Expo programme cover

A poster from the 1937 exhibition

Eighty years' ago, political extremism was a big part of European life and this was reflected in the Paris International Exhibition of 1937. Fascism was vying with communism to win hearts and minds across the continent and France had intended to promote a peaceful unifying event.

However, the exposition had so many problems, it was to be France's sixth and last international exhibition. The postal commemorations and promotions that went alongside it fared badly too, with fakes, unissued stamps, panicked withdrawals and bad workmanship leading to the production of stamps that have become some of France's rarest.

The postal input started in January 1936, when a competition was launched to design the stamps to publicise the exhibition. The monetary prize was a derisory 5,000 francs but the prestige was considered sufficient for top designers to submit up their work for the six stamps needed.

Galanis

The Galanis stamp featuring the messenger god Mercury

While the new designs were being submitted, printing trials were being undertaken to see if the higher value, larger format, stamps could be produced in two colours - unusual in France before the 1950s. The 25c potter stamp, from the 1925 set celebrating the International Exhibition of Modern Decorative Arts, was chosen to try out varying combinations of colours.

In June 1936, a sheet of 75 stamps was produced for each of the four different colour essais printed using a typography process. This test seems to have worked and it is not known why the postal authorities did not proceed with the two-colour combination - the large format stamps would remain printed in monochrome. The costs involved could have had something to do with the decision, as the country was in dire financial straits at the time. Although never issued, the trial sheets did leak out and a set of four stamps can sell for a 1,000 euros online.

The four lower denomination stamps featured one design executed by Démétrius Galanis. He was a professor at l'Ecole des Beaux Arts and a designer of books. Galanis's figure ofMercury placed in front of the new Palais de Chaillot was commissioned for the four smaller format and value stamps. The 20c for internal printed matter, the 30c for foreign printed matter, the 40c for internal postcards and 50c for internal letters.

Dragnes

The Daragnès-design was used for both the 90c and 1Fr50c stamp.
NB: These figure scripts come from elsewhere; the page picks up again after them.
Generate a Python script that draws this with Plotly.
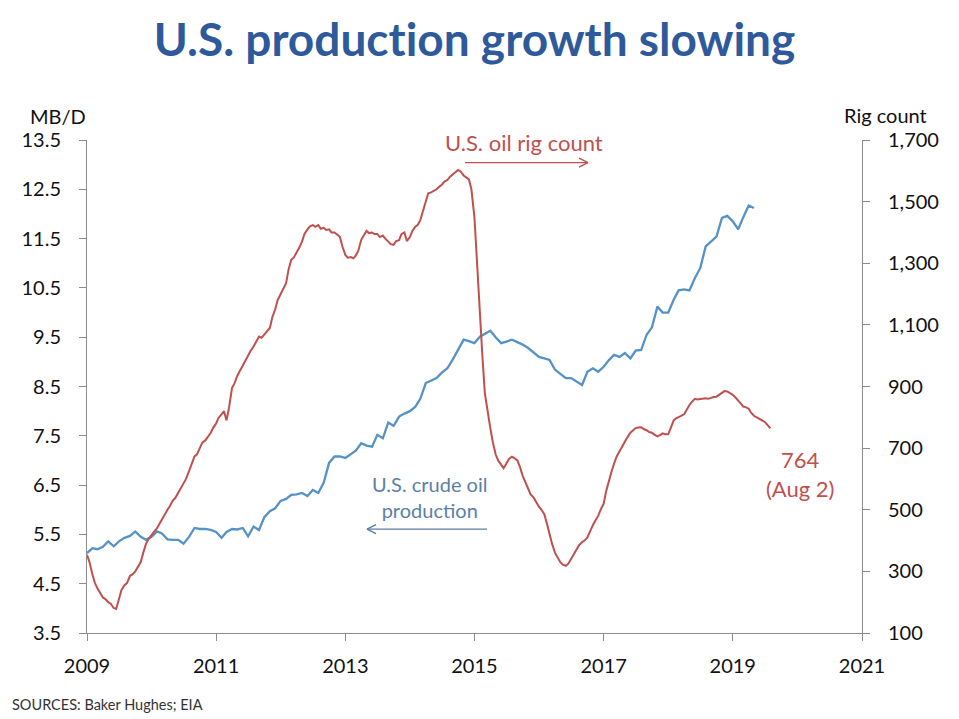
import pandas as pd
import plotly.graph_objects as go

# U.S. crude oil production, MB/D, monthly Jan 2009 - May 2019
production = [
    5.12, 5.22, 5.20, 5.25, 5.36, 5.26, 5.36, 5.43, 5.47, 5.56, 5.45, 5.39,   # 2009
    5.45, 5.56, 5.52, 5.40, 5.39, 5.39, 5.31, 5.45, 5.63, 5.61, 5.61, 5.59,   # 2010
    5.55, 5.43, 5.55, 5.61, 5.60, 5.63, 5.46, 5.66, 5.59, 5.85, 5.97, 6.03,   # 2011
    6.18, 6.22, 6.30, 6.31, 6.34, 6.28, 6.40, 6.34, 6.55, 6.95, 7.08, 7.08,   # 2012
    7.05, 7.12, 7.20, 7.35, 7.30, 7.28, 7.52, 7.45, 7.77, 7.70, 7.89, 7.95,   # 2013
    8.00, 8.09, 8.25, 8.57, 8.62, 8.67, 8.78, 8.87, 9.05, 9.24, 9.45, 9.42,   # 2014
    9.38, 9.51, 9.56, 9.63, 9.50, 9.38, 9.41, 9.45, 9.40, 9.35, 9.28, 9.20,   # 2015
    9.10, 9.07, 9.04, 8.84, 8.75, 8.67, 8.67, 8.60, 8.53, 8.80, 8.87, 8.80,   # 2016
    8.90, 9.04, 9.14, 9.10, 9.18, 9.07, 9.23, 9.24, 9.55, 9.70, 10.12, 10.00, # 2017
    10.00, 10.26, 10.45, 10.47, 10.45, 10.70, 10.90, 11.34, 11.45, 11.54, 11.92, 11.96,  # 2018
    11.85, 11.69, 11.93, 12.17, 12.12,                                        # 2019
]
production_dates = pd.date_range("2009-01-01", periods=len(production), freq="MS")

# U.S. oil rig count, twice a month (1st, 15th) Jan 2009 - Jul 2019, plus Aug 2 2019
rig_count = [
    354, 330, 290, 262, 245, 232, 215, 210, 200, 195, 181, 178,
    215, 240, 255, 262, 285, 290, 300, 312, 330, 360, 390, 405,            # 2009
    420, 428, 440, 455, 470, 482, 500, 512, 530, 538, 555, 570,
    585, 600, 625, 648, 673, 680, 700, 718, 725, 735, 749, 765,            # 2010
    780, 798, 812, 820, 790, 830, 895, 910, 935, 950, 970, 985,
    1000, 1015, 1030, 1045, 1062, 1058, 1070, 1080, 1090, 1125, 1150, 1180,  # 2011
    1200, 1215, 1235, 1280, 1311, 1318, 1335, 1350, 1370, 1395, 1410, 1420,
    1424, 1418, 1424, 1412, 1415, 1408, 1410, 1400, 1400, 1392, 1386, 1355,  # 2012
    1327, 1318, 1320, 1316, 1325, 1340, 1376, 1390, 1405, 1398, 1400, 1395,
    1395, 1385, 1390, 1380, 1370, 1362, 1360, 1372, 1375, 1395, 1400, 1372,  # 2013
    1385, 1405, 1419, 1425, 1440, 1470, 1500, 1527, 1530, 1535, 1540, 1548,
    1555, 1565, 1570, 1580, 1590, 1595, 1603, 1598, 1585, 1578, 1572, 1540,  # 2014
    1450, 1311, 1130, 1000, 878, 820, 765, 720, 680, 660, 645, 635,
    650, 665, 672, 668, 660, 640, 610, 590, 570, 550, 540, 525,            # 2015
    510, 500, 485, 455, 420, 390, 360, 345, 330, 322, 318, 325,
    340, 355, 370, 385, 395, 400, 410, 430, 450, 465, 480, 500,            # 2016
    520, 560, 600, 625, 650, 672, 690, 705, 722, 735, 750, 758,
    765, 767, 768, 762, 758, 752, 750, 744, 738, 742, 748, 745,            # 2017
    745, 765, 790, 797, 800, 805, 810, 825, 840, 850, 860, 858,
    860, 862, 862, 860, 864, 866, 867, 872, 878, 885, 884, 880,            # 2018
    873, 865, 855, 845, 835, 833, 828, 815, 805, 800, 795, 790,
    785, 776, 764,                                                         # 2019
]
_months = pd.date_range("2009-01-01", periods=(len(rig_count) - 1) // 2, freq="MS")
rig_dates = []
for _m in _months:
    rig_dates += [_m, _m + pd.Timedelta(days=14)]
rig_dates.append(pd.Timestamp("2019-08-02"))

left_ticks = [3.5, 4.5, 5.5, 6.5, 7.5, 8.5, 9.5, 10.5, 11.5, 12.5, 13.5]
right_ticks = [100, 300, 500, 700, 900, 1100, 1300, 1500, 1700]
year_ticks = ["2009", "2011", "2013", "2015", "2017", "2019", "2021"]

RED = "#C0504D"
BLUE = "#5592C6"
TXTBLUE = "#5B7FA8"
FONT = "Lato"
INK = "#111111"

fig = go.Figure()
fig.add_trace(go.Scatter(x=production_dates, y=production, mode="lines",
                         line=dict(color=BLUE, width=2.3), yaxis="y", name="production"))
fig.add_trace(go.Scatter(x=rig_dates, y=rig_count, mode="lines",
                         line=dict(color=RED, width=2), yaxis="y2", name="rigs"))

axis_common = dict(showline=True, linecolor="#8c8c8c", linewidth=1, ticks="outside",
                   ticklen=7, tickcolor="#8c8c8c", showgrid=False, zeroline=False,
                   tickfont=dict(family=FONT, size=20, color=INK))

# page is offset by 8px body margin, so margins are shifted accordingly
fig.update_layout(
    width=959, height=719,
    margin=dict(l=79, r=105, t=132, b=94),
    paper_bgcolor="white", plot_bgcolor="white",
    showlegend=False,
    font=dict(family=FONT),
    title=dict(text="<b>U.S. product\u200cion growth slowing</b>", x=0.5, xanchor="center",
               xref="paper", y=1 - 32 / 719, yanchor="middle",
               font=dict(family=FONT, size=46, color="#2E5A9C")),
    xaxis=dict(range=["2009-01-01", "2021-01-01"],
               tickvals=[pd.Timestamp(y + "-01-01") for y in year_ticks],
               ticktext=year_ticks, ticklabelstandoff=8, **axis_common),
    yaxis=dict(range=[3.5, 13.5], tickvals=left_ticks,
               ticktext=[f"{v:.1f}" for v in left_ticks], ticklabelstandoff=14, **axis_common),
    yaxis2=dict(range=[100, 1700], overlaying="y", side="right", tickvals=right_ticks,
                ticktext=[f"{v:,}" for v in right_ticks], ticklabelstandoff=14, **axis_common),
)

# helpers: window-pixel position -> paper coordinates of the plot area (87..862, 140..633.3)
def px(xp):
    return (xp - 87) / 775.0

def py(yp):
    return (633.3 - yp) / 493.3

annotations = [
    dict(text="MB/D", x=px(58), y=py(116), xref="paper", yref="paper", showarrow=False,
         font=dict(family=FONT, size=20, color=INK), xanchor="center", yanchor="middle"),
    dict(text="Rig count", x=px(885), y=py(115), xref="paper", yref="paper", showarrow=False,
         font=dict(family=FONT, size=20, color=INK), xanchor="center", yanchor="middle"),
    dict(text="U.S. oil rig count", x=px(524), y=py(143), xref="paper", yref="paper", showarrow=False,
         font=dict(family=FONT, size=22, color=RED), xanchor="center", yanchor="middle"),
    dict(text="U.S. crude oil<br>production", x=px(429), y=py(497), xref="paper", yref="paper",
         showarrow=False, font=dict(family=FONT, size=20, color=TXTBLUE),
         xanchor="center", yanchor="middle"),
    dict(text="764<br>(Aug 2)", x=px(800), y=py(474), xref="paper", yref="paper",
         showarrow=False, font=dict(family=FONT, size=22, color=RED),
         xanchor="center", yanchor="middle"),
    dict(text="SOURCES: Baker Hughes; EIA", x=px(10), y=py(705), xref="paper",
         yref="paper", showarrow=False, font=dict(family=FONT, size=14.5, color="#333333"),
         xanchor="left", yanchor="middle"),
]

def line_shape(x0, y0, x1, y1, color):
    return dict(type="line", xref="paper", yref="paper", x0=px(x0), y0=py(y0),
                x1=px(x1), y1=py(y1), line=dict(color=color, width=1.3))

shapes = [
    line_shape(465, 162.7, 588, 162.7, RED),
    line_shape(588, 162.7, 579, 158.2, RED),
    line_shape(588, 162.7, 579, 167.2, RED),
    line_shape(487, 529.3, 367, 529.3, TXTBLUE),
    line_shape(367, 529.3, 376, 524.8, TXTBLUE),
    line_shape(367, 529.3, 376, 533.8, TXTBLUE),
]
fig.update_layout(annotations=annotations, shapes=shapes)

fig.write_html("out.html")
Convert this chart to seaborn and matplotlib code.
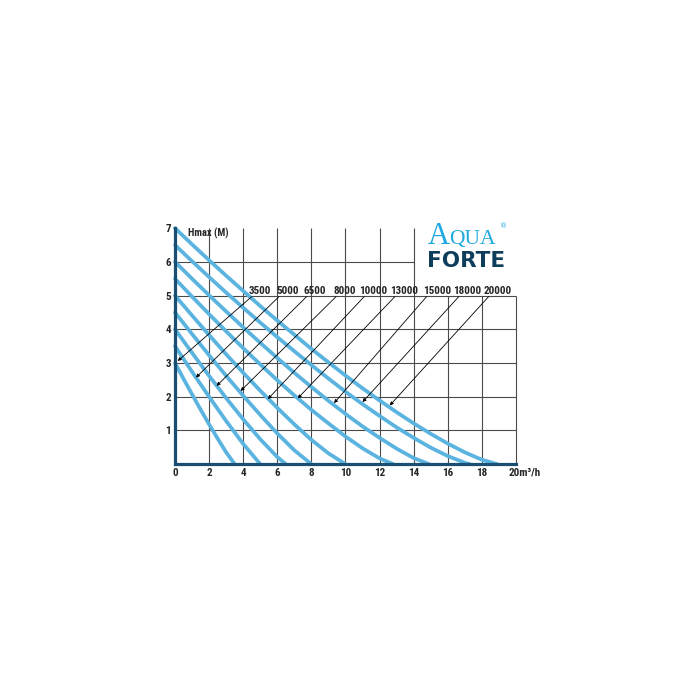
import seaborn as sns
import matplotlib.pyplot as plt
from matplotlib import font_manager

# --- Data (flow in m3/h, head in m) ---
pump_names = ["3500", "5000", "6500", "8000", "10000", "13000", "15000", "18000", "20000"]

flow_3500 = [0, 0.5, 1, 1.5, 2, 2.5, 3, 3.5]
head_3500 = [3.0, 2.53, 2.07, 1.62, 1.18, 0.76, 0.35, 0]

flow_5000 = [0, 1, 2, 3, 4, 5]
head_5000 = [3.5, 2.74, 2.0, 1.28, 0.6, 0]

flow_6500 = [0, 1, 2, 3, 4, 5, 6, 6.5]
head_6500 = [4.0, 3.30, 2.62, 1.96, 1.33, 0.74, 0.21, 0]

flow_8000 = [0, 1, 2, 3, 4, 5, 6, 7, 8]
head_8000 = [4.5, 3.86, 3.23, 2.62, 2.03, 1.46, 0.91, 0.41, 0]

flow_10000 = [0, 1, 2, 3, 4, 5, 6, 7, 8, 9, 10]
head_10000 = [5.0, 4.41, 3.83, 3.26, 2.71, 2.18, 1.67, 1.18, 0.72, 0.32, 0]

flow_13000 = [0, 1, 2, 3, 4, 5, 6, 7, 8, 9, 10, 11, 12, 12.8]
head_13000 = [5.5, 4.97, 4.45, 3.94, 3.44, 2.96, 2.49, 2.04, 1.61, 1.21, 0.82, 0.47, 0.17, 0]

flow_15000 = [0, 1, 2, 3, 4, 5, 6, 7, 8, 9, 10, 11, 12, 13, 14, 14.9]
head_15000 = [6.0, 5.50, 5.01, 4.53, 4.06, 3.60, 3.15, 2.71, 2.29, 1.88, 1.49, 1.12, 0.78, 0.46, 0.18, 0]

flow_18000 = [0, 1, 2, 3, 4, 5, 6, 7, 8, 9, 10, 11, 12, 13, 14, 15, 16, 17, 17.3]
head_18000 = [6.5, 6.02, 5.55, 5.09, 4.64, 4.20, 3.77, 3.35, 2.94, 2.54, 2.15, 1.78, 1.43, 1.09,
              0.78, 0.49, 0.24, 0.04, 0]

flow_20000 = [0, 1, 2, 3, 4, 5, 6, 7, 8, 9, 10, 11, 12, 13, 14, 15, 16, 17, 18, 18.9]
head_20000 = [7.0, 6.52, 6.05, 5.59, 5.14, 4.69, 4.26, 3.84, 3.42, 3.02, 2.63, 2.25, 1.89, 1.54,
              1.21, 0.90, 0.61, 0.35, 0.13, 0]

flows = [flow_3500, flow_5000, flow_6500, flow_8000, flow_10000,
         flow_13000, flow_15000, flow_18000, flow_20000]
heads = [head_3500, head_5000, head_6500, head_8000, head_10000,
         head_13000, head_15000, head_18000, head_20000]

x_ticks = [0, 2, 4, 6, 8, 10, 12, 14, 16, 18]
y_ticks = [1, 2, 3, 4, 5, 6, 7]

# --- Label / arrow placement ---
label_x = [4.98, 6.63, 8.21, 9.97, 11.61, 13.46, 15.37, 17.16, 18.91]
tail_x = [4.5, 6.1, 7.72, 9.45, 11.1, 12.9, 14.76, 16.65, 18.4]
tip_xy = [(0.16, 3.06), (1.23, 2.57), (2.44, 2.32), (3.85, 2.17), (5.45, 1.93),
          (7.2, 1.95), (9.33, 1.81), (11.0, 1.84), (12.6, 1.74)]

curve_color = "#5ab4df"
axis_color = "#1b4f72"
grid_color = "#4a4a4a"

# pick a condensed bold face if one is around, else plain DejaVu
bold_faces = {f.name for f in font_manager.fontManager.ttflist if f.weight in (600, 700, 800, "bold")}
candidates = ["Roboto Condensed", "Fira Sans Condensed", "Barlow Condensed", "PT Sans Narrow",
              "Archivo Narrow", "Open Sans Condensed", "Liberation Sans Narrow",
              "IBM Plex Sans Condensed", "Encode Sans Condensed", "Asap Condensed"]
cond = next((c for c in candidates if c in bold_faces), None)
label_font = [cond, "DejaVu Sans"] if cond else ["DejaVu Sans"]
small = 8 if cond else 6.5

sns.set_theme(style="white")
plt.rcParams["font.family"] = label_font

fig = plt.figure(figsize=(7, 7), dpi=100)
ax = fig.add_axes([0.25, 0.337, 0.487, 0.337])
ax.set_xlim(0, 20)
ax.set_ylim(0, 7)

# grid, partly cut away for the logo
ax.vlines([2, 4, 6, 8, 10, 12, 14, 16, 18, 20], 0, [7, 7, 7, 7, 7, 7, 7, 5, 5, 5],
          color=grid_color, lw=0.8, zorder=1, clip_on=False)
ax.hlines([1, 2, 3, 4, 5, 6], 0, [20, 20, 20, 20, 20, 14],
          color=grid_color, lw=0.8, zorder=1, clip_on=False)

for fl, hd in zip(flows, heads):
    sns.lineplot(x=fl, y=hd, ax=ax, color=curve_color, lw=2.7, sort=False,
                 estimator=None, zorder=3, clip_on=False)

for name, lx, tx, tip in zip(pump_names, label_x, tail_x, tip_xy):
    ax.text(lx, 5.15, name, ha="center", va="center", fontsize=small,
            fontweight="bold", zorder=5)
    ax.annotate("", xy=tip, xytext=(tx, 4.97),
                arrowprops=dict(arrowstyle="-|>", lw=0.6, color="black",
                                mutation_scale=5, shrinkA=0, shrinkB=0),
                zorder=4)

ax.text(0.76, 6.84, "Hmax (M)", ha="left", va="center", fontsize=small - 0.5,
        fontweight="bold")

for side in ["top", "right"]:
    ax.spines[side].set_visible(False)
for side in ["left", "bottom"]:
    ax.spines[side].set_color(axis_color)
    ax.spines[side].set_linewidth(2.3)
    ax.spines[side].set_zorder(6)

ax.set_xticks(x_ticks)
ax.set_xticklabels([str(v) for v in x_ticks], fontsize=small, fontweight="bold")
ax.set_yticks(y_ticks)
ax.set_yticklabels([str(v) for v in y_ticks], fontsize=small, fontweight="bold")
ax.tick_params(length=0, pad=3)
ax.text(19.55, -0.26, "20m³/h", ha="left", va="center", fontsize=small,
        fontweight="bold")

# logo
serif = ["Liberation Serif", "DejaVu Serif"]
fig.text(0.611, 0.651, "A", color="#1fa9e1", fontsize=22, family=serif,
         ha="left", va="baseline")
fig.text(0.642, 0.651, "QUA", color="#1fa9e1", fontsize=15.5, family=serif,
         ha="left", va="baseline")
fig.text(0.714, 0.677, "®", color="#1fa9e1", fontsize=5, family=["DejaVu Sans"],
         ha="left", va="center")
fig.text(0.610, 0.618, "FORTE", color="#0f3d5c", fontsize=15.5,
         fontweight="heavy", family=["DejaVu Sans"], ha="left", va="baseline")

fig.savefig("out.png", dpi=100)
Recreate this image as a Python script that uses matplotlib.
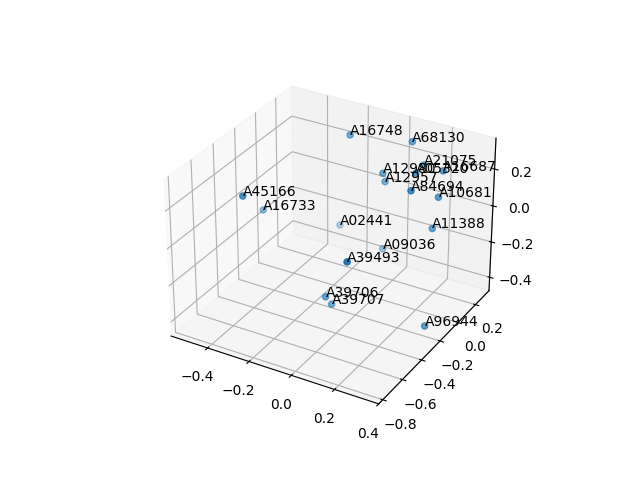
import matplotlib
matplotlib.use("Agg")
import matplotlib.pyplot as plt

names = ['A16748', 'A68130', 'A21075', 'A16687', 'A12980', 'A05320', 'A12957', 'A84694', 'A10681',
         'A45166', 'A16733', 'A02441', 'A11388', 'A09036', 'A39493', 'A39706', 'A39707', 'A96944']
xs = [-0.141, 0.11, 0.162, 0.288, 0.024, 0.194, 0.013, 0.271, 0.298, -0.33, -0.459, -0.255, 0.283, -0.011, 0.198, -0.025, -0.024, 0.38]
ys = [0.041, 0.133, 0.143, 0.052, 0.021, -0.021, 0.071, -0.249, -0.016, -0.612, -0.178, 0.184, -0.038, 0.11, -0.717, -0.452, -0.394, -0.327]
zs = [0.355, 0.355, 0.243, 0.289, 0.209, 0.279, 0.139, 0.312, 0.183, 0.257, -0.054, -0.238, 0.021, -0.257, 0.137, -0.256, -0.326, -0.335]

fig = plt.figure()
ax = fig.add_subplot(projection='3d')
ax.scatter(xs, ys, zs)
for x, y, z, name in zip(xs, ys, zs, names):
    ax.text(x, y, z, name)

ax.set_xlim(-0.58, 0.4)
ax.set_ylim(-0.84, 0.36)
ax.set_zlim(-0.477, 0.365)
ax.set_xticks([-0.4, -0.2, 0.0, 0.2, 0.4])
ax.set_yticks([-0.8, -0.6, -0.4, -0.2, 0.0, 0.2])
ax.set_zticks([-0.4, -0.2, 0.0, 0.2])

fig.savefig('out.png', dpi=100)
The other successful designer was Jean-Gabriel Daragnès. He was a prolific book designer specialising in wood engravings. His design featuring a hand pulling back a curtain to reveal the world was accepted and placed on the two larger, higher value stamps - the 90c for foreign postcards and the 1f 50c for foreign letters.

Things go pear-shaped

The reception for the six stamps on 15 September 1936 was underwhelming, to say the least. Galanis' Mercury was derided as being skeletal and Deragnès' globe behind a curtain "pretentious". One headline ran "Ils ont ridiculisé l'art graphique français". Unfortunately, this wasn't the only problem coinciding with the release.

The franc was devalued by 30% at the end of that month and the Minister of the Interior was so savaged by the French press that he took his own life in October. The stamps were, in comparison, a minor problem but nevertheless it was decided to stop printing them that month.

More embarrassment was to come on 11 May 1937. The Postes, Télégraphique et Téléphones  (PTT) announced the "total et immediate"  withdrawal of the stamps. Two days later, the nation's newspapers told the story why. On 2 April, Aimé Brun, a philatelic expert, had asked Baron de Vinck, an important collector of coin datés and millésimes of the time, if he considered a sheet of 100 x 50c Galanis stamps to be a forgery.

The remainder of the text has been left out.